Invasive species now occupy most of Ray’s time. He travels worldwide to discover how exotic invaders dominate habitats and suppress native species, examining the invaders in both their original and new environments. The absence of organisms that keep them in check in their native habitats may explain their success. Positive interactions in the new environment could also play a role. Ray works closely with researchers from Europe, the source of many U.S. invasive species. Since 2005, 28 visiting scientists from five continents have worked in his lab. Ray has also taught in six countries. “I’m a good collaborator,” Ray says. “I have fun doing this science, and I work with a lot of people, which makes me look more productive than I am. I enjoy the human aspect of my job.” Students steered Ray toward invasive species, which happen purposely and accidentally. “Some threaten food for cattle, while others kill native species we want to preserve. It’s not getting better.” Primarily a researcher, Ray loves teaching and welcomes students at all levels to his lab. “My undergraduate research at Westmont made me think it’s a great thing for students,” he says.
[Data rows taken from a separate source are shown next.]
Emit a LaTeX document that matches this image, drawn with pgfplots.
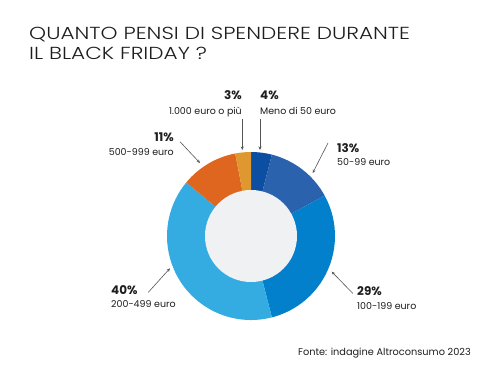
\documentclass[border=0pt]{standalone}
\usepackage{pgfplots}
\pgfplotsset{compat=1.18}
\usepackage{pgfplotstable}
\usetikzlibrary{arrows.meta}
\usepackage{fontspec}
\setmainfont{Poppins}
\newfontfamily\titlefont[FakeStretch=1.24]{Poppins Light}
\definecolor{c1}{HTML}{0B4EA2}
\definecolor{c2}{HTML}{2B62AE}
\definecolor{c3}{HTML}{0380CB}
\definecolor{c4}{HTML}{35ACE1}
\definecolor{c5}{HTML}{DF661F}
\definecolor{c6}{HTML}{DE982F}
\definecolor{inner}{HTML}{F0F1F3}
\definecolor{txt}{HTML}{1E1E1E}
\definecolor{arr}{HTML}{555555}
\pgfplotstableread{
value color
4 c1
13 c2
29 c3
40 c4
11 c5
3 c6
}\donutdata
\begin{document}
\begin{tikzpicture}
\begin{axis}[
  width=500bp, height=378bp, scale only axis,
  xmin=0, xmax=500, ymin=0, ymax=378,
  hide axis, clip=false,
]
\fill[white] (axis cs:0,0) rectangle (axis cs:500,378);
\def\cum{0}
\pgfplotsforeachungrouped \i in {0,...,5}{%
  \pgfplotstablegetelem{\i}{value}\of\donutdata \let\v\pgfplotsretval
  \pgfplotstablegetelem{\i}{color}\of\donutdata \let\c\pgfplotsretval
  \pgfmathsetmacro\a{90-3.6*\cum}%
  \pgfmathsetmacro\cum{\cum+\v}%
  \pgfmathsetmacro\b{90-3.6*\cum}%
  \edef\temp{\noexpand\fill[\c] (axis cs:251,142) -- ([shift={(\a:84bp)}]axis cs:251,142) arc[start angle=\a, end angle=\b, radius=84bp] -- cycle;}%
  \temp
}
\fill[inner] (axis cs:251,142) circle[radius=46bp];
% title
\node[anchor=base west, inner sep=0, text=txt, font=\titlefont\fontsize{17.5}{20}\selectfont] at (axis cs:29,338.5) {QUANTO PENSI DI SPENDERE DURANTE};
\node[anchor=base west, inner sep=0, text=txt, font=\titlefont\fontsize{17.5}{20}\selectfont] at (axis cs:29,318.5) {IL BLACK FRIDAY ?};
% labels
\tikzset{pct/.style={inner sep=0, text=txt, font=\bfseries\fontsize{12}{14}\selectfont},
         lab/.style={inner sep=0, text=txt, font=\fontsize{9.5}{11}\selectfont}}
\node[pct, anchor=base east] at (axis cs:242,278) {3\%};
\node[lab, anchor=base east] at (axis cs:242,263.5) {1.000 euro o più};
\node[pct, anchor=base west] at (axis cs:260,278) {4\%};
\node[lab, anchor=base west] at (axis cs:260,263.5) {Meno di 50 euro};
\node[pct, anchor=base east] at (axis cs:174,236.5) {11\%};
\node[lab, anchor=base east] at (axis cs:174,222.5) {500-999 euro};
\node[pct, anchor=base west] at (axis cs:337,225.5) {13\%};
\node[lab, anchor=base west] at (axis cs:337,212) {50-99 euro};
\node[pct, anchor=base west] at (axis cs:111,84) {40\%};
\node[lab, anchor=base west] at (axis cs:111,70.3) {200-499 euro};
\node[pct, anchor=base west] at (axis cs:357,82.5) {29\%};
\node[lab, anchor=base west] at (axis cs:357,69) {100-199 euro};
\node[lab, anchor=base west, font=\fontsize{9.8}{11}\selectfont] at (axis cs:298,23) {Fonte: indagine Altroconsumo 2023};
% arrows
\tikzset{ar/.style={draw=arr, line width=0.6bp, -{Stealth[length=3.5bp,width=3bp]}}}
\draw[ar] (axis cs:242.3,259) -- (axis cs:242.3,228);
\draw[ar] (axis cs:260,259) -- (axis cs:260,228);
\draw[ar] (axis cs:180,236.3) -- (axis cs:200,215);
\draw[ar] (axis cs:328,235) -- (axis cs:312.7,205);
\draw[ar] (axis cs:148.3,85.7) -- (axis cs:170,109.7);
\draw[ar] (axis cs:352.7,84.7) -- (axis cs:331.7,106.3);
\end{axis}
\end{tikzpicture}
\end{document}
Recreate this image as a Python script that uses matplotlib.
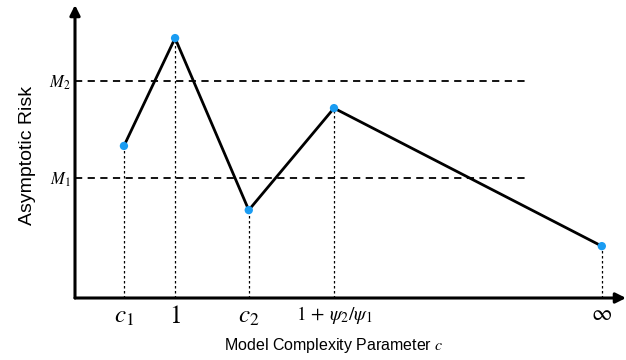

One of the few Regents Professors at UM, Ray was nominated for a MacArthur genius grant in 2012. Thomson Reuters has recognized him as a Highly Cited Scientist and one of the World’s Most Influential Scientific Minds. He manages a five-year, $25 million research grant in environmental science for the entire Montana University System.

Ray bristles at the assumption that ecologists are activists. “Ecology has nothing to do with environmental activism,” he says. “It’s a science, the study of how nature works, and it’s inextricably linked to evolution. I don’t like to see it co-opted by environmental activists.”